本当にそうなのか。記者は、健全な街路樹を「枯損木」として殺処分することはあるのかについて東京都とつくば市の担当者に聞いたことがあるが、双方とも否定した。
どちらかが嘘を言っていることになる。調べればすぐわかることだ。区側が嘘をついていることになれば、慣例ではなく異例であるから、これは完全に住民側が勝訴する。
仮に、都側が嘘をついていることになれば、樹木診断制度は根底から崩れる。樹木医は国家資格ではないが、それに準じるものとして自治体が街路樹の再生・伐採の際などに診断を仰ぐのが通例となっている。その結果いかんにかかわらず、伐採を決行する単なる手続き、口実として利用されているとなれば、樹木医を管轄する日本緑化センターはもちろん、全国の樹木医2,910名(令和3年12月1日現在)を愚弄するものだし、公費の浪費だ。
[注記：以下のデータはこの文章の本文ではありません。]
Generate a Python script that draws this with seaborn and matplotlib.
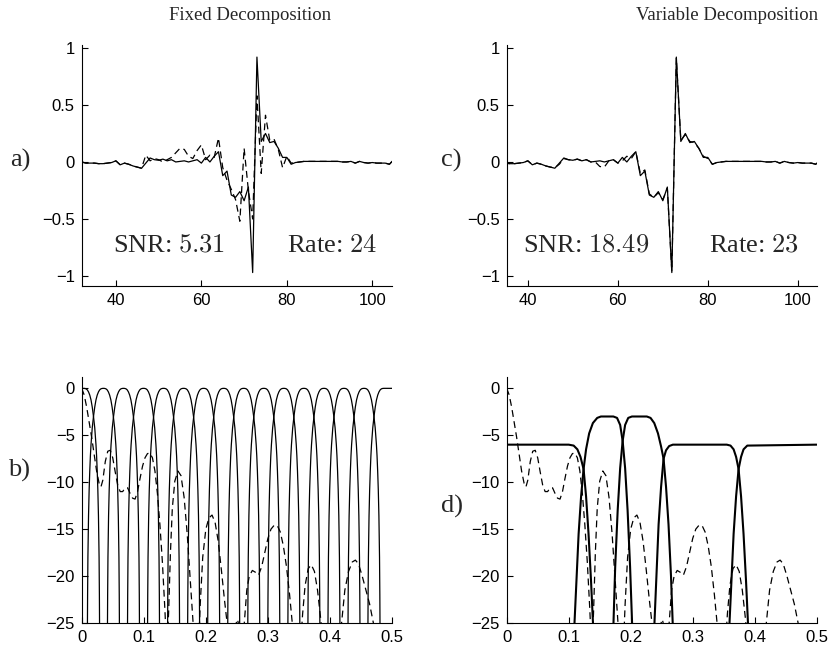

住民側に理がある。
もう一つ、住民の監査請求に対して監査結果で、工事契約書に「枯損木」と記載したことを区側は認めながら、「同じ契約書に添付された図面には『枯損木』とではなく『高木』と記載されており、本件街路樹が『枯損木』ではないという点については、本件工事契約の発注者である区と請負者である大林道路とが共通認識に立っていたものであって、本件工事契約に錯誤による瑕疵があったとはいえない」と住民側の主張を退けたことについて。
皆さんも、監査結果は変だと思わないか。「高木」とは「低木」「中木」と同じように街路樹が大きいか小さいかを示す文言であるにすぎない。人間にあてはめたら背が高いか低いかだけで、健康なのか不健康なのか判断できないように、その街路樹が健全なのか枯損木なのか分からないではないか。「本件街路樹が『枯損木』ではない」と監査委員が断定した根拠は全くない。区側の主張を忖度した結果としか考えられない。
小生は街路樹の味方で、住民側にも区側にも与しないが、これほど区側に不利な〝事実〟が明らかになると…結審も見えてくる。